Female Offenders Driven by More Than Sex
Oct. 15 -- What would drive a woman to sexually abuse a child? Experts say it's not just sex.
According to the Justice Department's most recent statistics, sex offenses are still very much a man's crime. Female sex offenders are very rare: 96 percent of the sex assaults reported in 1999 involved male perpetrators.
Women were most commonly involved in sex abuse cases involving victims under age 6, making up 12 percent of those offenders. Women were involved in 3 percent of the sex cases involving victims age 6 through 12, and 3 percent for victims ages 13 through 17.
Because they are so rare, experts are not able to draw an accurate profile of a typical female sex offender. However, some say loneliness drives female offenders more than sex.
"They don't seem to be pedophiles like men," said Hollida Wakefield, who has studied and treated sex offenders for more than 20 years at the Institute of Psychological Therapies in Minnesota.
"There are some cases where some people are in bad relationships or marriages and are just really lonely, and they find themselves in a relationship with these children," she said. "It isn't so much that women are sexually aroused. Keep in mind that the definition of a pedophile is someone infatuated with the idea of being sexually aroused by someone who has not come of age.
"And I would think it would be really difficult for a woman to become aroused by a boy — a 6-, 7-, 8-year-old — just beginning to be a young man," she said.

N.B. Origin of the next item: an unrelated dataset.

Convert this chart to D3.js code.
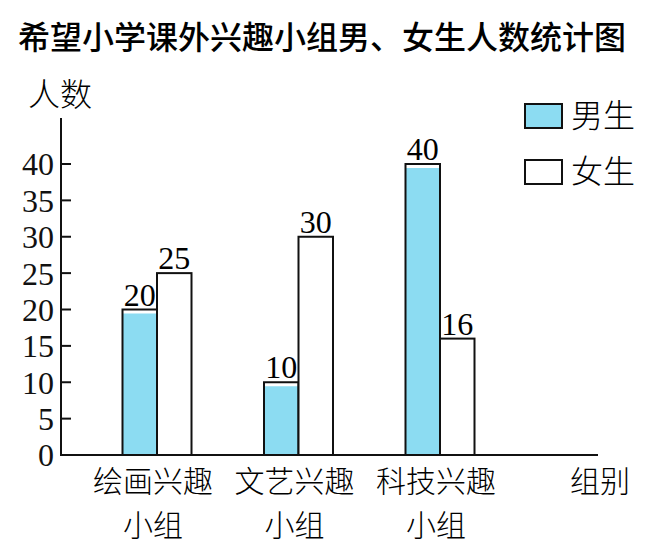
<!DOCTYPE html>
<html>
<head>
<meta charset="utf-8">
<script src="https://cdn.jsdelivr.net/npm/d3@7"></script>
<style>
  body { margin: 0; background: #fff; }
</style>
</head>
<body>
<div id="chart"></div>
<script>
// data
var groups = ['绘画兴趣小组', '文艺兴趣小组', '科技兴趣小组'];
var groupLine1 = ['绘画兴趣', '文艺兴趣', '科技兴趣'];
var groupLine2 = ['小组', '小组', '小组'];
var boys = [20, 10, 40];
var girls = [25, 30, 16];
var seriesNames = ['男生', '女生'];
var yTicks = [0, 5, 10, 15, 20, 25, 30, 35, 40];

var W = 670, H = 551;
var cjk = '"Noto Sans CJK SC", sans-serif';
var num = '"Liberation Serif", "DejaVu Serif", serif';
var blue = '#8cdcf2';

var svg = d3.select("#chart").append("svg")
    .attr("width", W)
    .attr("height", H);

// scales
var x = d3.scalePoint()
    .domain(groups)
    .range([157, 440]);   // group centre = border between the 2 bars
var barW = 34.5;

var y = d3.scaleLinear()
    .domain([0, 40])
    .range([455, 164]);

// title
svg.append("text")
    .attr("x", 18)
    .attr("y", 49)
    .style("font-family", cjk)
    .style("font-size", "32px")
    .style("font-weight", 500)
    .text("希望小学课外兴趣小组男、女生人数统计图");

// y axis
var yAxis = d3.axisLeft(y)
    .tickValues(yTicks)
    .tickSize(0)
    .tickPadding(7);

var gy = svg.append("g")
    .attr("transform", "translate(61,0)")
    .call(yAxis);
gy.select(".domain").remove();
gy.selectAll("text")
    .style("font-family", num)
    .style("font-size", "32px")
    .attr("dy", "0.34em")
    .attr("fill", "#111");

// tick marks go to the right of the axis
svg.selectAll("line.ytick")
    .data(yTicks.filter(function(d) { return d > 0; }))
    .enter().append("line")
    .attr("class", "ytick")
    .attr("x1", 61).attr("x2", 71)
    .attr("y1", function(d) { return y(d); })
    .attr("y2", function(d) { return y(d); })
    .style("stroke", "#111")
    .style("stroke-width", 2);

// bars - boys (blue, fill a bit below the outline top like the print)
svg.selectAll(".boyfill")
    .data(boys)
    .enter().append("rect")
    .attr("class", "boyfill")
    .attr("x", function(d, i) { return x(groups[i]) - barW; })
    .attr("y", function(d) { return y(d) + 4; })
    .attr("width", barW)
    .attr("height", function(d) { return y(0) - y(d) - 4; })
    .style("fill", blue);

svg.selectAll(".boy")
    .data(boys)
    .enter().append("rect")
    .attr("class", "boy")
    .attr("x", function(d, i) { return x(groups[i]) - barW; })
    .attr("y", function(d) { return y(d); })
    .attr("width", barW)
    .attr("height", function(d) { return y(0) - y(d); })
    .style("fill", "none")
    .style("stroke", "#111")
    .style("stroke-width", 2);

svg.selectAll(".girl")
    .data(girls)
    .enter().append("rect")
    .attr("class", "girl")
    .attr("x", function(d, i) { return x(groups[i]); })
    .attr("y", function(d) { return y(d); })
    .attr("width", barW)
    .attr("height", function(d) { return y(0) - y(d); })
    .style("fill", "#fff")
    .style("stroke", "#111")
    .style("stroke-width", 2);

// value labels
svg.selectAll(".boylabel")
    .data(boys)
    .enter().append("text")
    .attr("x", function(d, i) { return x(groups[i]) - barW / 2; })
    .attr("y", function(d) { return y(d) - 4; })
    .attr("text-anchor", "middle")
    .style("font-family", num)
    .style("font-size", "32px")
    .text(function(d) { return d; });

svg.selectAll(".girllabel")
    .data(girls)
    .enter().append("text")
    .attr("x", function(d, i) { return x(groups[i]) + barW / 2; })
    .attr("y", function(d) { return y(d) - 4; })
    .attr("text-anchor", "middle")
    .style("font-family", num)
    .style("font-size", "32px")
    .text(function(d) { return d; });

// axes lines
svg.append("line")
    .attr("x1", 61).attr("x2", 61)
    .attr("y1", 118).attr("y2", y(0) + 1)
    .style("stroke", "#111").style("stroke-width", 2);
svg.append("line")
    .attr("x1", 60).attr("x2", 598)
    .attr("y1", y(0)).attr("y2", y(0))
    .style("stroke", "#111").style("stroke-width", 2);

// x labels, two lines each
svg.selectAll(".xlabel1")
    .data(groupLine1)
    .enter().append("text")
    .attr("class", "xlabel1")
    .attr("x", function(d, i) { return x(groups[i]) - 4; })
    .attr("y", 492)
    .attr("text-anchor", "middle")
    .style("font-family", cjk)
    .style("font-size", "30px")
    .style("font-weight", 300)
    .text(function(d) { return d; });

svg.selectAll(".xlabel2")
    .data(groupLine2)
    .enter().append("text")
    .attr("class", "xlabel2")
    .attr("x", function(d, i) { return x(groups[i]) - 4; })
    .attr("y", 536)
    .attr("text-anchor", "middle")
    .style("font-family", cjk)
    .style("font-size", "30px")
    .style("font-weight", 300)
    .text(function(d) { return d; });

// axis titles
svg.append("text")
    .attr("x", 28).attr("y", 106)
    .style("font-family", cjk)
    .style("font-size", "32px")
    .style("font-weight", 300)
    .text("人数");
svg.append("text")
    .attr("x", 570).attr("y", 492)
    .style("font-family", cjk)
    .style("font-size", "30px")
    .style("font-weight", 300)
    .text("组别");

// legend
var legend = svg.selectAll(".legend")
    .data(seriesNames)
    .enter().append("g")
    .attr("class", "legend")
    .attr("transform", function(d, i) { return "translate(525," + (104 + i * 56) + ")"; });
legend.append("rect")
    .attr("width", 37)
    .attr("height", 24)
    .style("fill", function(d, i) { return i === 0 ? blue : "#fff"; })
    .style("stroke", "#111")
    .style("stroke-width", 2);
legend.append("text")
    .attr("x", 46)
    .attr("y", 23)
    .style("font-family", cjk)
    .style("font-size", "32px")
    .style("font-weight", 300)
    .text(function(d) { return d; });
</script>
</body>
</html>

"Not all pedophiles are sexual offenders and not all sexual offenders are pedophiles," Wakefield continued. "A female being aroused by a 6-year-old, that's got to be pretty rare — it's rare in males generally, but it's even more rare in females."
Teenage female offenders, Wakefield said, typically commit their crimes when they are experimenting or discovering their sexuality. Many cases tend to involve women who are in a position of power over children, such as teachers.
In Utah, a female gymnastics coach awaits trial for allegedly raping and sodomizing a 12-year-old male student. A 24-year-old New York teacher is charged with having a sexual relationship two 16-year-old male students at the high school where she worked. And this past August, a former Bentonville, Ark., special education teacher pleaded guilty to first-degree violation of a minor for having sex with one of her 16-year-old students.